- TASK TO CARRY OUT
Copy exactly the lines of the material below that run from the one containing "Generate a Python" through the one containing "plt.rcParams['mathtext.sf'] = 'DejaVu". Copy no other lines.

Data extracted from a collection:
┏━━

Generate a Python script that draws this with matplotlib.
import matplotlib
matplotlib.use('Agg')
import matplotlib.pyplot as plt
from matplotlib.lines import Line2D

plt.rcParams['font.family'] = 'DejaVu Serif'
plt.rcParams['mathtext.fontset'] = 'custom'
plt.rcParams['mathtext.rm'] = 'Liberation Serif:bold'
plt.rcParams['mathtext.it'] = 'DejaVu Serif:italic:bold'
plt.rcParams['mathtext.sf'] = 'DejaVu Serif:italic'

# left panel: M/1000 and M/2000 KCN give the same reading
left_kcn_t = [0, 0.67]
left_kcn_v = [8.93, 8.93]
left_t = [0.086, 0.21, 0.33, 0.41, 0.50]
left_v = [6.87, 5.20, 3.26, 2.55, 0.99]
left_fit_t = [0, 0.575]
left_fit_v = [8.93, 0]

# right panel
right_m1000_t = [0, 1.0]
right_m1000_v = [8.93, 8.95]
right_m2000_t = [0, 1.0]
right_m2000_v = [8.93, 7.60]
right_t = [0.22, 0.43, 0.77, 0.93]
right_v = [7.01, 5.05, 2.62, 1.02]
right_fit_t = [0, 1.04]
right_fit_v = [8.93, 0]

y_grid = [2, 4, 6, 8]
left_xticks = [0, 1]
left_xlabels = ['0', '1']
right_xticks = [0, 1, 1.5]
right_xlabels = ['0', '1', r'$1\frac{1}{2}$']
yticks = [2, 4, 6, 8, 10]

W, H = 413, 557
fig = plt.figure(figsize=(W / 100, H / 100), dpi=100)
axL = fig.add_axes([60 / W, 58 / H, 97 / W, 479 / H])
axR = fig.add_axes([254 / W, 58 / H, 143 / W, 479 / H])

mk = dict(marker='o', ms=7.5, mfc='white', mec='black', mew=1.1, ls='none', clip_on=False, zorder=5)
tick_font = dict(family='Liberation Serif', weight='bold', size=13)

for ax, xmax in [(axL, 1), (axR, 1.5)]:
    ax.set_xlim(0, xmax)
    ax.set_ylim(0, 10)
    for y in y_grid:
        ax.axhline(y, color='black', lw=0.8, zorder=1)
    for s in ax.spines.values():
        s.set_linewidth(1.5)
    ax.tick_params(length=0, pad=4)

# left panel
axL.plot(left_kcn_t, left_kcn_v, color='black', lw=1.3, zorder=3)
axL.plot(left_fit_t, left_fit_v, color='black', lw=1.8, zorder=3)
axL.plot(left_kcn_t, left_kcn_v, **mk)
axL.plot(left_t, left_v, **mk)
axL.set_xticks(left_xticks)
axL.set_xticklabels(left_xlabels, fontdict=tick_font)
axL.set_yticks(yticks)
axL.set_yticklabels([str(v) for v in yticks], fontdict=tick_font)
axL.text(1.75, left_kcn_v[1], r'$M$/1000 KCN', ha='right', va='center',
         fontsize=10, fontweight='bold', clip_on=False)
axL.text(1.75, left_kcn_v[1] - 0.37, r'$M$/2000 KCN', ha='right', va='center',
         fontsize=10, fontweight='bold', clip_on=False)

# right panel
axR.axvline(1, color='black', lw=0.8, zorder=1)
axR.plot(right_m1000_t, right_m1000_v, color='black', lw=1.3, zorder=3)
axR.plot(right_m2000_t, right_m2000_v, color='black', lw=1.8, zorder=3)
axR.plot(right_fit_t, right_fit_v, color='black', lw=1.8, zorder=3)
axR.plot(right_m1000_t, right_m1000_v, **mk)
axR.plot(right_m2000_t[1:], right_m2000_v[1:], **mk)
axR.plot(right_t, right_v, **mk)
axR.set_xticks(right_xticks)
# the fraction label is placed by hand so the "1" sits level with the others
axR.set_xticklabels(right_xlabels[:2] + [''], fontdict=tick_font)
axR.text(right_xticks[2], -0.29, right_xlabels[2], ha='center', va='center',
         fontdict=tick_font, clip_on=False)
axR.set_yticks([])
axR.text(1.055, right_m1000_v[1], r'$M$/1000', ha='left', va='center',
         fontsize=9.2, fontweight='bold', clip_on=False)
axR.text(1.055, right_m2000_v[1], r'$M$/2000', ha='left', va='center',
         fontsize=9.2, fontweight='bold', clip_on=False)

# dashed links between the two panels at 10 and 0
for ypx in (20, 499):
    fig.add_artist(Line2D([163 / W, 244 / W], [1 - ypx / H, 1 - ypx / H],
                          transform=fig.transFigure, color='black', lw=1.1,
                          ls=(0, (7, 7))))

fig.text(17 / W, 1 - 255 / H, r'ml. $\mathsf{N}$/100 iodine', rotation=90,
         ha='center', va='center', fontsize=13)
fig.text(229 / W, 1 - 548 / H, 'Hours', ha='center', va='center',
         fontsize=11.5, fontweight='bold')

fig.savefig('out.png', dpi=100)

┗━━
┏━━

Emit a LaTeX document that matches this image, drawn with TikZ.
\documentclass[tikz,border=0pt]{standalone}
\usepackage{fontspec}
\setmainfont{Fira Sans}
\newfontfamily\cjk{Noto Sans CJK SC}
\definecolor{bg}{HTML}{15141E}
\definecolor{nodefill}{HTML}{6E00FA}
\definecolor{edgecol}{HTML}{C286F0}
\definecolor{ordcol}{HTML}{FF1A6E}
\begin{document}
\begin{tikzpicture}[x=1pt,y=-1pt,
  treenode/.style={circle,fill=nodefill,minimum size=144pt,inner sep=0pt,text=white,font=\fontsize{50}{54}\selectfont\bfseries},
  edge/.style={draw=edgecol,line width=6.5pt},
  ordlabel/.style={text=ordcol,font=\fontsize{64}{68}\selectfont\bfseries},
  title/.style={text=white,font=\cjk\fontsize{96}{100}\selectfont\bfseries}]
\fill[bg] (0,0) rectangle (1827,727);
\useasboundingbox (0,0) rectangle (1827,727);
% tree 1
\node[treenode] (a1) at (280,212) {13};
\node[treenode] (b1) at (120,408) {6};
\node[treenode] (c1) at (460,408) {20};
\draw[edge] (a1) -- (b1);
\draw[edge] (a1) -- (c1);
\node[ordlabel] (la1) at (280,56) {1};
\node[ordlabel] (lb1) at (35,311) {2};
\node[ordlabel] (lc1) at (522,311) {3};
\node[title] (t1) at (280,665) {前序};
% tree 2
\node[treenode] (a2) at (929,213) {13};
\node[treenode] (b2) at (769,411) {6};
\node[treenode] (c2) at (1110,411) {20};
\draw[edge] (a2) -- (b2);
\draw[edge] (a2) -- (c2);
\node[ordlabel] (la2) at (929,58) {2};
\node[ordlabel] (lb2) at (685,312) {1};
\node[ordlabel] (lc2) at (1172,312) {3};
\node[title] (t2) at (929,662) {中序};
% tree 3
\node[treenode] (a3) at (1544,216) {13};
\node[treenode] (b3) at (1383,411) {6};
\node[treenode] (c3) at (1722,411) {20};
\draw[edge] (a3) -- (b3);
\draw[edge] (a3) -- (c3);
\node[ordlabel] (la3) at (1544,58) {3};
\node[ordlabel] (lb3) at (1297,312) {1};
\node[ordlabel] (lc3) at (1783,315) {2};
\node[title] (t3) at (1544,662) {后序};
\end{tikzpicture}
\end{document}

┗━━
┏━━

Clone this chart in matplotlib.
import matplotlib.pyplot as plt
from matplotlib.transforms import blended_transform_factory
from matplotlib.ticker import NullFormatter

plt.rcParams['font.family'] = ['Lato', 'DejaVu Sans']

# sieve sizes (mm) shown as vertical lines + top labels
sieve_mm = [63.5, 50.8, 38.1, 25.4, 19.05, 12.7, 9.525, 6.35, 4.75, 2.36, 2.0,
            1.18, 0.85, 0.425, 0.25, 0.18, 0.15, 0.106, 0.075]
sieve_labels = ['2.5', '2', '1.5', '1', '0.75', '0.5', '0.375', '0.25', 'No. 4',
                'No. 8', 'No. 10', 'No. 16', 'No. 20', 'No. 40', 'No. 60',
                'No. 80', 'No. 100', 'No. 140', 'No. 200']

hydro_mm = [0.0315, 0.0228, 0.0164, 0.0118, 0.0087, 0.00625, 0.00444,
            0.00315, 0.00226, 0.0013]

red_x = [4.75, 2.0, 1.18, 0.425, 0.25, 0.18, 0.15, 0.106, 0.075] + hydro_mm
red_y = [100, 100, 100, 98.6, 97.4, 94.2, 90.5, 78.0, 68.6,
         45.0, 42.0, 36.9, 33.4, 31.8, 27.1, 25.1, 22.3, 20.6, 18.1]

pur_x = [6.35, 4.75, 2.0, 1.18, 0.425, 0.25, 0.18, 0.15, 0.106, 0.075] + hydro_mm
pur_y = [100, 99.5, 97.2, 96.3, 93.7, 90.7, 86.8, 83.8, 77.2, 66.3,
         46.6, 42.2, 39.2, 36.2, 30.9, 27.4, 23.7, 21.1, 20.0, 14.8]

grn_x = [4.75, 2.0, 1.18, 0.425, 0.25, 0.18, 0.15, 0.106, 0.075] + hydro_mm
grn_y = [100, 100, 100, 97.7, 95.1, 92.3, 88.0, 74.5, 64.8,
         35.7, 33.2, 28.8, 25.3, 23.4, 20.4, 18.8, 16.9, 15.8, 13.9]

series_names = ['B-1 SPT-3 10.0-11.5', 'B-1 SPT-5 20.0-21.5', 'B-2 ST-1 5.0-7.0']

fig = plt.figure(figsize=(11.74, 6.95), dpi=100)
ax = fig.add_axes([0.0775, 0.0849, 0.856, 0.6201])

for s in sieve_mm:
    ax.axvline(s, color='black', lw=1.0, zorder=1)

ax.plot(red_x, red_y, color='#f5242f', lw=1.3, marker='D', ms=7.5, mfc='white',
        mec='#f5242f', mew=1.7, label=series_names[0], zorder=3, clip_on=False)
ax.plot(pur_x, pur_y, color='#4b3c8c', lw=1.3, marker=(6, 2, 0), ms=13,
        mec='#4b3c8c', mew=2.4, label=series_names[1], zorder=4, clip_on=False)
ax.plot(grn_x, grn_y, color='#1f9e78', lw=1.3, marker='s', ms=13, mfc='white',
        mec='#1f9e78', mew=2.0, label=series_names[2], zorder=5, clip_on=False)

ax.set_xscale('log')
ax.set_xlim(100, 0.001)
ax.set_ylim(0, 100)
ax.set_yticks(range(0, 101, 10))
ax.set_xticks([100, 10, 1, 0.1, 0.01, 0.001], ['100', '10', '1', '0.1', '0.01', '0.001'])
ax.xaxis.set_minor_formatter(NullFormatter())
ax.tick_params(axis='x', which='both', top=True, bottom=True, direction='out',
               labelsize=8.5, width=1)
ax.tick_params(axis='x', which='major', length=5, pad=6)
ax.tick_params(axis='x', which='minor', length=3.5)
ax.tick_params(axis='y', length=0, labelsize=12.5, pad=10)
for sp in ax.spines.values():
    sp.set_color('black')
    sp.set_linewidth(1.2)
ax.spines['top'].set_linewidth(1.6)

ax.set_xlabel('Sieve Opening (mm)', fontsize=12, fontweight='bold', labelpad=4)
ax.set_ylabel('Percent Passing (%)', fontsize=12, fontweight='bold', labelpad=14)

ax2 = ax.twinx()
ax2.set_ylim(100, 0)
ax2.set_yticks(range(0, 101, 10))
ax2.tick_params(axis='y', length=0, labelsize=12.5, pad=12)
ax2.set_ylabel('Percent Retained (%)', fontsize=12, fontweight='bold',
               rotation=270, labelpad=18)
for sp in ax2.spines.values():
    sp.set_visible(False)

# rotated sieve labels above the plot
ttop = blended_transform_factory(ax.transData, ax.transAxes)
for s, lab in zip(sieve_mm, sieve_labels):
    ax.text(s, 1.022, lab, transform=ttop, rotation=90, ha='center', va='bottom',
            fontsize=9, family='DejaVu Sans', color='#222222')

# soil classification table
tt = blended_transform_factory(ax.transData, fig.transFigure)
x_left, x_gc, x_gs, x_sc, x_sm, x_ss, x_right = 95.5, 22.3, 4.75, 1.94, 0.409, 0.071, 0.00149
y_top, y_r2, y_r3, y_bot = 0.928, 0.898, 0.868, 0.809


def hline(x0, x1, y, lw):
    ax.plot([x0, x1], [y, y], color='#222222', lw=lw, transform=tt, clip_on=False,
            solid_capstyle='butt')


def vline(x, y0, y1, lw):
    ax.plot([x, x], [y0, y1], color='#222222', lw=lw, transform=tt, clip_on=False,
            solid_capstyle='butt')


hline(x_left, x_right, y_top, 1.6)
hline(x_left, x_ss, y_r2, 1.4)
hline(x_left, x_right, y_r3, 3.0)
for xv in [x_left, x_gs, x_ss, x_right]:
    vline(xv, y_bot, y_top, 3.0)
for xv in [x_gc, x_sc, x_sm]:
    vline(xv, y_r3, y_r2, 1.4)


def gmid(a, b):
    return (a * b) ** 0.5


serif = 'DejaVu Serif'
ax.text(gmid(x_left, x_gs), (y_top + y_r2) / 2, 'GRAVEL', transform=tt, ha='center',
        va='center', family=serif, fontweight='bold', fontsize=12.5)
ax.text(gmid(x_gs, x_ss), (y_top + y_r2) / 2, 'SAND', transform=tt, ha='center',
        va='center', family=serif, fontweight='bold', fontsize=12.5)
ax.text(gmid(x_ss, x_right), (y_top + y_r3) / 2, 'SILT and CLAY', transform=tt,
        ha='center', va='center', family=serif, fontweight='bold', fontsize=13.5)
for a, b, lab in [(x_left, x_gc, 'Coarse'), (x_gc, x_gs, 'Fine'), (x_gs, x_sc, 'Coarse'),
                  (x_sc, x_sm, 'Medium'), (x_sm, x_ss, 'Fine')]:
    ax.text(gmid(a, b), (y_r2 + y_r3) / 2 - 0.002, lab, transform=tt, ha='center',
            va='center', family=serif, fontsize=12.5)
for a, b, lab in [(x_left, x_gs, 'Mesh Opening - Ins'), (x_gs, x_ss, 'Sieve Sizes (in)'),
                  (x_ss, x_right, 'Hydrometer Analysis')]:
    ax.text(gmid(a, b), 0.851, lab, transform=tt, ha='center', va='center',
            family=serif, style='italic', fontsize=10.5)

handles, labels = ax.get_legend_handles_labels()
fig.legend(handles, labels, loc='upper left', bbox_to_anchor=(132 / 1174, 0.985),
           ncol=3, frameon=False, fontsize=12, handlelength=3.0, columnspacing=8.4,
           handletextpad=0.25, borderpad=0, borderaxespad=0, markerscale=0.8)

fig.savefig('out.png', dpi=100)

┗━━

- REPLY TO THE TASK
Generate a Python script that draws this with matplotlib.
import matplotlib
matplotlib.use('Agg')
import matplotlib.pyplot as plt
from matplotlib.lines import Line2D

plt.rcParams['font.family'] = 'DejaVu Serif'
plt.rcParams['mathtext.fontset'] = 'custom'
plt.rcParams['mathtext.rm'] = 'Liberation Serif:bold'
plt.rcParams['mathtext.it'] = 'DejaVu Serif:italic:bold'
plt.rcParams['mathtext.sf'] = 'DejaVu Serif:italic'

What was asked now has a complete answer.